Whether a Kentucky divorce is amicable or not, one needs to make sure that the effects of the divorce do not destroy his or her ability to retire at some point. These considerations are even more important when there is a “gray divorce.” One can tell from the name alone what issues are invoked by this type of divorce.
Unlike divorce in one’s younger years, when custody and child support are at issue, the concerns in a gray divorce will be strictly financial. The primary worry is about how it will affect retirement. Having enough money to stop working at some point is a goal of nearly everyone who passes the age of 50, and divorce will definitely impact whether it is possible. In addition, an individual needs to be concerned with his or her immediate financial future and whether any changes to his or her lifestyle will be necessary.

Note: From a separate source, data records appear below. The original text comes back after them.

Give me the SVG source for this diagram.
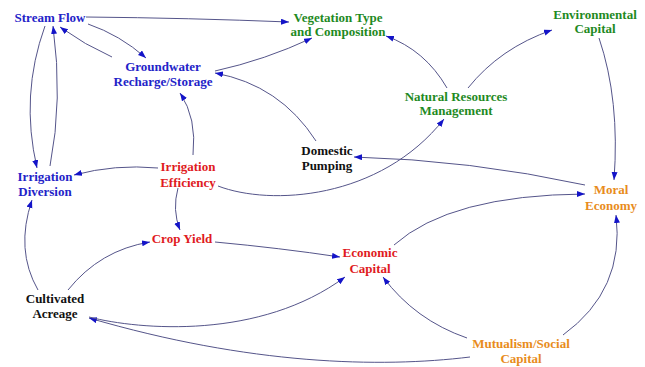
<svg xmlns="http://www.w3.org/2000/svg" width="645" height="367" viewBox="0 0 645 367">
<style>
text{font-family:"Liberation Serif","Times New Roman",serif;font-weight:bold;font-size:13px;text-anchor:middle}
.b{fill:#2323c8}.g{fill:#1f8a1f}.r{fill:#e01a22}.o{fill:#e88c1c}.k{fill:#111}
#edges path{fill:none;stroke:#55558a;stroke-width:1;marker-end:url(#ah)}
</style>
<defs>
<marker id="ah" markerUnits="userSpaceOnUse" markerWidth="9" markerHeight="7" refX="8" refY="3" orient="auto">
<path d="M0,0 L8,3 L0,6 z" fill="#1414c8"/>
</marker>
</defs>
<rect width="645" height="367" fill="#fff"/>
<g id="edges">
<path d="M86,17 Q190,18 289,22"/>
<path d="M88,24 Q120,35 146,58"/>
<path d="M112,57 Q85,45 60,27"/>
<path d="M45,26 Q20,95 37,168"/>
<path d="M50,166 Q63,100 53,26"/>
<path d="M215,71 Q265,60 312,38"/>
<path d="M316,141 Q280,85 215,73"/>
<path d="M193,155 Q197,118 180,93"/>
<path d="M158,168 Q115,164 74,175"/>
<path d="M218,186 C270,206 380,200 444,119"/>
<path d="M447,88 Q425,50 386,36"/>
<path d="M468,88 Q500,48 552,30"/>
<path d="M599,38 Q620,100 614,180"/>
<path d="M585,185 Q470,160 354,157"/>
<path d="M394,245 Q450,195 585,194"/>
<path d="M563,335 Q625,290 616,215"/>
<path d="M467,338 Q415,320 383,277"/>
<path d="M470,357 C380,368 250,365 89,318"/>
<path d="M89,317 C140,330 260,340 345,277"/>
<path d="M215,242 Q280,248 340,257"/>
<path d="M178,188 Q172,210 180,230"/>
<path d="M68,290 Q100,250 150,242"/>
<path d="M38,290 Q15,250 32,200"/>
</g>
<g id="stream-flow"><text class="b" x="50" y="22">Stream Flow</text></g>
<g id="vegetation"><text class="g" x="338" y="22">Vegetation Type</text><text class="g" x="338" y="36">and Composition</text></g>
<g id="environmental-capital"><text class="g" x="595" y="19">Environmental</text><text class="g" x="595" y="33">Capital</text></g>
<g id="groundwater"><text class="b" x="163" y="71">Groundwater</text><text class="b" x="163" y="86">Recharge/Storage</text></g>
<g id="nrm"><text class="g" x="456" y="101">Natural Resources</text><text class="g" x="456" y="115">Management</text></g>
<g id="domestic-pumping"><text class="k" x="327" y="155">Domestic</text><text class="k" x="327" y="170">Pumping</text></g>
<g id="irrigation-diversion"><text class="b" x="45" y="181">Irrigation</text><text class="b" x="45" y="196">Diversion</text></g>
<g id="irrigation-efficiency"><text class="r" x="188" y="171">Irrigation</text><text class="r" x="188" y="187">Efficiency</text></g>
<g id="moral-economy"><text class="o" x="611" y="194">Moral</text><text class="o" x="611" y="210">Economy</text></g>
<g id="crop-yield"><text class="r" x="182" y="243">Crop Yield</text></g>
<g id="economic-capital"><text class="r" x="370" y="257">Economic</text><text class="r" x="370" y="273">Capital</text></g>
<g id="cultivated-acreage"><text class="k" x="55" y="303">Cultivated</text><text class="k" x="55" y="318">Acreage</text></g>
<g id="mutualism"><text class="o" x="521" y="348">Mutualism/Social</text><text class="o" x="521" y="363">Capital</text></g>
</svg>
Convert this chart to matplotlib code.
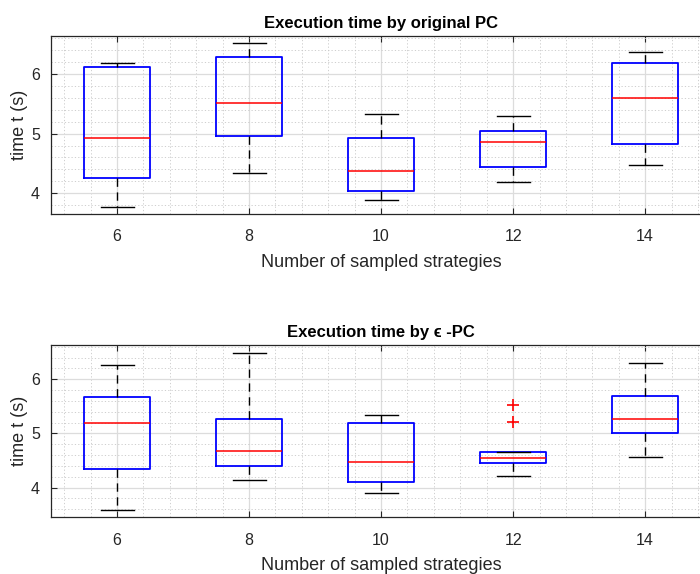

It is important to prepare extensively before beginning the process of a gray divorce. One should think of knowledge as power and take steps to learn everything that he or she can about his or her marital property and the assets that the other spouse may or may not report. If there is the possibility of the hiding of assets or taking money out of the marital estate, a person should take immediate action by either placing a freeze on the assets or filing for legal separation early in the process.
Consulting with a family law attorney very early in the process is another way to effectively plan for a gray divorce. A lawyer might help his or her clients put together a strategy for how to approach the asset division that could keep their financial goals intact. If there is no agreement to be had with the other spouse, an attorney may litigate the case by seeking the best possible distribution of the marital estate.